US-Vietnam trade has since grown 8,000 percent over the last decade. In 2007, both nations signed a bilateral agreement to expand and deepen bilateral trade and investment ties. Hence, following that logic, if both countries could set aside their ideological disparities and wartime differences and work together, North Korea could potentially do the same for the sake of its own future.

“I say all of that because it's important, but I hope that the United States, that one day we can share the same relationship with North Korea,” Pompeo remarked.

“In light of the once-unimaginable prosperity and partnership we have with Vietnam today, I have a message for Chairman Kim Jong Un,” he said. “President Trump believes your country can replicate this path.”

“It's yours if you'll seize the moment. The miracle could be yours. The choice now lies with North Korea and its people,” he proclaimed.

Source: Various sources

Reality or a far-fetched dream?

By the looks of it, North Korea is already on a similar path as Vietnam. At the end of the Vietnam war, improvement of ties between Hanoi and Washington began with the reparations of the remains of US prisoners of war (POW) and missing in action (MIA) personnel.

Likewise, the Singapore declaration signed at the end of the Trump-Kim summit included a commitment on both sides to return the remains of US soldiers who went missing in North Korea during the 1950-53 Korean War. A little more than a week after the summit, Trump said that Pyongyang had repatriated the remains of 200 US soldiers who went missing during the war. According to the Department of Defense POW/MIA Accounting Agency nearly 7,700 US servicemen are still unaccounted for from the Korean War and close to 5,300 are believed to be in North Korean territory.

However, there is a stark difference between Vietnam’s post-war experience and North Korea’s current situation – Vietnam was never a nuclear power and it is of less strategic importance to China than North Korea.

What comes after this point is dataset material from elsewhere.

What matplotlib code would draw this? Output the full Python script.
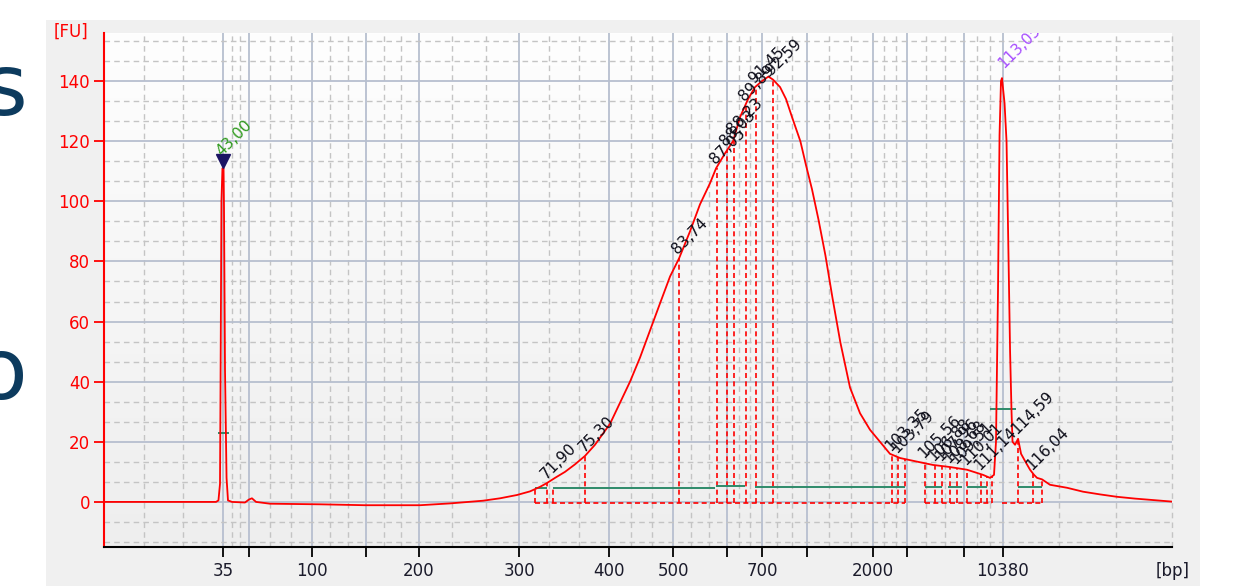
import matplotlib
matplotlib.use('Agg')
import matplotlib.pyplot as plt
import numpy as np
from matplotlib.patches import Rectangle
from matplotlib.colors import LinearSegmentedColormap

# ---------------- data ----------------
# migration time [s] and fluorescence [FU] of the electropherogram trace
time_s = [32.27, 40.93, 42.37, 42.59, 42.73, 42.77, 42.86, 42.95, 43.05, 43.09, 43.18, 43.32, 43.45, 43.81,
          44.98, 45.34, 45.61, 45.98, 47.24, 51.75, 55.80, 60.76, 63.47, 66.44, 67.98, 69.51, 70.68, 71.58,
          72.22, 72.94, 73.84, 74.74, 75.64, 76.54, 77.90, 78.80, 79.70, 80.60, 81.50, 82.40, 83.31, 84.12,
          85.11, 86.01, 86.91, 87.46, 88.27, 88.99, 89.62, 90.34, 90.97, 91.60, 92.18, 92.59, 93.23, 93.77,
          94.31, 95.06, 95.57, 96.11, 96.69, 97.32, 97.95, 98.67, 99.54, 100.44, 101.34, 102.24, 103.14,
          104.05, 105.58, 107.02, 108.56, 110.09, 111.53, 112.16, 112.52, 112.70, 112.88, 113.02, 113.15,
          113.24, 113.33, 113.47, 113.65, 113.79, 113.97, 114.10, 114.19, 114.42, 114.69, 114.96, 115.41,
          115.77, 116.13, 116.40, 116.85, 117.57, 119.11, 120.55, 122.08, 123.61, 125.24, 126.59, 128.57]
fu = [0.0, 0.0, 0.0, 0.5, 6, 33, 100, 111, 111, 98, 44, 8, 0.5, 0.0,
      -0.2, 0.8, 1.2, 0.0, -0.6, -0.8, -1.1, -1.1, -0.5, 0.4, 1.2, 2.3, 3.5, 5.0,
      6.3, 8.0, 10.0, 12.5, 15.3, 19.0, 26.0, 33.0, 40.0, 48.0, 57.0, 66.0, 75.0, 81.0,
      90.0, 99.0, 106.0, 111.0, 116.0, 120.0, 128.0, 134.0, 138.0, 140.0, 141.5, 140.5, 138.0, 134.0,
      128.0, 120.0, 112.0, 104.0, 94.0, 82.0, 68.0, 53.0, 38.0, 29.5, 24.0, 20.0, 16.0,
      14.6, 13.4, 12.3, 11.6, 10.7, 9.0, 8.0, 9.0, 20.0, 70.0, 122.0, 140.0,
      141.0, 137.7, 132.7, 120.0, 90.0, 50.0, 30.0, 20.0, 19.0, 21.0, 16.0, 13.0,
      10.7, 9.0, 8.0, 7.5, 5.7, 4.7, 3.4, 2.5, 1.7, 1.1, 0.7, 0.1]

# ladder sizes (bp) and their migration times
tick_bp = [35, 50, 100, 150, 200, 300, 400, 500, 600, 700, 1000, 2000, 3000, 7000, 10380]
tick_time = [43.00, 45.30, 51.03, 55.89, 60.67, 69.69, 77.85, 83.58, 88.45, 91.60, 95.66, 101.61, 104.68,
             109.82, 113.33]
tick_shown = ['35', '', '100', '', '200', '300', '400', '500', '', '700', '', '2000', '', '', '10380']

# called peaks: time, height at drop line, label
peak_time = [71.13, 72.22, 72.76, 75.64, 84.12, 87.53, 88.45, 89.08, 90.16, 91.06, 92.59,
             103.32, 103.87, 104.50, 106.30, 107.20, 107.83, 108.56, 109.19, 110.09, 111.35, 111.89,
             112.34, 114.69, 116.04, 116.85]
peak_height = [4.2, 6.3, 5.0, 15.3, 81, 111, 117, 121, 132, 138, 140.5,
               15.5, 14.8, 14.3, 13.2, 12.3, 12.0, 11.6, 11.2, 10.7, 9.3, 8.6,
               8.5, 21, 9.3, 7.5]
peak_label = ['', '71,90', '', '75,30', '83,74', '87,05', '88,03', '88,23', '89,89', '91,45', '92,59',
              '103,35', '103,79', '', '105,56', '106,88', '107,96', '108,68', '109,51', '110,01', '111,14', '',
              '', '114,59', '116,04', '']

# marker peaks
lower_marker_time, lower_marker_height, lower_marker_label = 43.00, 113.5, '43,00'
upper_marker_time, upper_marker_height, upper_marker_label = 113.24, 141.0, '113,05'

# green peak-width segments
green_start = [42.55, 71.13, 72.76, 87.46, 90.97, 106.30, 108.37, 110.09, 112.16, 114.69]
green_end = [43.54, 72.22, 87.36, 90.07, 104.50, 107.83, 109.64, 111.89, 114.51, 116.85]
green_level = [23.0, 4.7, 4.5, 5.3, 5.1, 5.1, 5.1, 5.1, 31.0, 5.1]

# red dashed baseline segments
base_start = [71.13, 106.30, 113.20]
base_end = [104.50, 112.34, 116.85]

# ---------------- figure ----------------
W, H = 1237, 586
fig = plt.figure(figsize=(W / 100, H / 100), dpi=100)
fig.patch.set_facecolor('white')
fig.patches.append(Rectangle((46 / W, 0), (1200 - 46) / W, (H - 20) / H, transform=fig.transFigure,
                             facecolor='#f0f0f0', edgecolor='none', zorder=-10))

# slide text fragments at the left edge (cropped in the reference)
fig.text(27 / W, 1 - 92 / H, 's', ha='right', va='center', fontsize=62, color='#0d3b5e')
fig.text(27 / W, 1 - 375 / H, 'o', ha='right', va='center', fontsize=62, color='#0d3b5e')

ax = fig.add_axes([104 / W, (H - 547) / H, (1172 - 104) / W, (547 - 33) / H])
ax.set_zorder(1)
ax.set_facecolor('none')
bg = LinearSegmentedColormap.from_list('bg', ['#fefefe', '#eeeeee'])
ax.imshow(np.linspace(0, 1, 256).reshape(-1, 1), cmap=bg, extent=[0, 1, 0, 1],
          transform=ax.transAxes, aspect='auto', zorder=0)

xmin, xmax = 32.27, 128.57
ymin, ymax = -15, 156

# grid
major_c, minor_c = '#b7bfcf', '#c4c4c4'
dash = (0, (4, 3))
for t in tick_time:
    ax.axvline(t, color=major_c, lw=1.3, zorder=1)
bounds = [xmin] + tick_time + [xmax]
for a, b in zip(bounds[:-1], bounds[1:]):
    for k in ((1, 2, 3) if b == xmax else (1, 2)):
        ax.axvline(a + (b - a) * k / 3, color=minor_c, lw=1.0, ls=dash, zorder=1, clip_on=False)
for yv in range(0, 141, 20):
    ax.axhline(yv, color=major_c, lw=1.3, zorder=1)
for k in range(-2, 24):
    yv = k * 20 / 3
    if k % 3 != 0:
        ax.axhline(yv, color=minor_c, lw=1.0, ls=dash, zorder=1)

# baseline, drop lines, widths
for a, b in zip(base_start, base_end):
    ax.plot([a, b], [-0.2, -0.2], color='#ff0000', lw=1.2, ls=(0, (3, 2)), zorder=3)
ax.vlines(peak_time, -0.2, peak_height, colors='#ff0000', linestyles=(0, (3, 2)), lw=1.2, zorder=3)
ax.hlines(green_level, green_start, green_end, colors='#2e8b6a', lw=1.4, zorder=4)

# trace
ax.plot(time_s, fu, color='#ff0000', lw=1.3, zorder=5)

# marker triangle
ax.plot([lower_marker_time], [lower_marker_height], marker='v', ms=10, color='#1c1464', zorder=6)

lab_kw = dict(textcoords='offset points', rotation=45, rotation_mode='anchor', ha='left', va='center',
              fontsize=11, zorder=7)
ax.annotate(lower_marker_label, (lower_marker_time, lower_marker_height), xytext=(-3, 5),
            color='#2f9a1e', **lab_kw)
ax.annotate(upper_marker_label, (upper_marker_time, upper_marker_height), xytext=(-1, 9),
            color='#a64dff', clip_on=True, **lab_kw)
for t, h, s in zip(peak_time, peak_height, peak_label):
    if s:
        ax.annotate(s, (t, h), xytext=(-3, 5), color='#0c0c18', **lab_kw)

ax.set_xlim(xmin, xmax)
ax.set_ylim(ymin, ymax)
ax.set_xticks(tick_time)
ax.set_xticklabels(tick_shown)
ax.set_yticks(range(0, 141, 20))
ax.tick_params(axis='x', direction='out', length=7, width=1.3, color='black', labelcolor='#1b1b2b',
               labelsize=12, pad=4)
ax.tick_params(axis='y', direction='out', length=7, width=1.3, color='#ff0000', labelcolor='#ff0000',
               labelsize=12, pad=3)
for side in ('top', 'right'):
    ax.spines[side].set_visible(False)
ax.spines['left'].set_color('#ff0000')
ax.spines['left'].set_linewidth(1.5)
ax.spines['bottom'].set_color('black')
ax.spines['bottom'].set_linewidth(1.5)
ax.spines['left'].set_zorder(8)
ax.spines['bottom'].set_zorder(8)

fig.text(71 / W, 1 - 32 / H, '[FU]', ha='center', va='center', fontsize=12, color='#ff0000')
fig.text(1173 / W, 1 - 571 / H, '[bp]', ha='center', va='center', fontsize=12, color='#1b1b2b')

fig.savefig('out.png', dpi=100)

Hanoi never had a nuclear arsenal to use as leverage when negotiating with the US. On the contrary, the party which assumed leadership after the war – and is still in power until today – needed as much economic assistance as it could get in order to remedy its wartime economic plight. The country did initially experiment with the Chinese agrarian based socialist economic reform model but ultimately resorted to the western model of market reforms. Known as Doi Moi, the reforms prioritised the creation of a market economy and avenues for foreign investment and private sector competition. In that vein, Vietnam eventually normalised relations with Washington and improved its trade relations with its former foe.

North Korea on the other hand, doesn’t require a complete overhaul of its economic system. For many decades, it was reliant on Beijing for economic support and aid. Thanks to its geographic proximity with China, it was in Beijing’s best interests to help sustain the North Korean economy which acted as a buffer state between the US’ close ally, South Korea. Outside of that, North Korea often employed a plethora of illicit ways to fund the running of its government and its nuclear programs including the drug trade, cybercrime and illegal weapons sales. Combined, it allowed Pyongyang to develop weapons-grade nuclear capabilities that it used to its advantage to squeeze as much as it could from the US.

Current talks between North Korea and the US are also attributed to economic sanctions on the North which the Trump administration claims is what brought them to the talking table in the first place. Nevertheless, in light of Pyongyang’s historical ties with China, it is more likely that Kim’s regime would opt for a Dengist-like Chinese model as opposed to a Vietnamese one. After all, given that Beijing has been the economic lifeline of the North for years, they would be first on the list of recipients to enjoy a larger share of investments in the country should Pyongyang open up.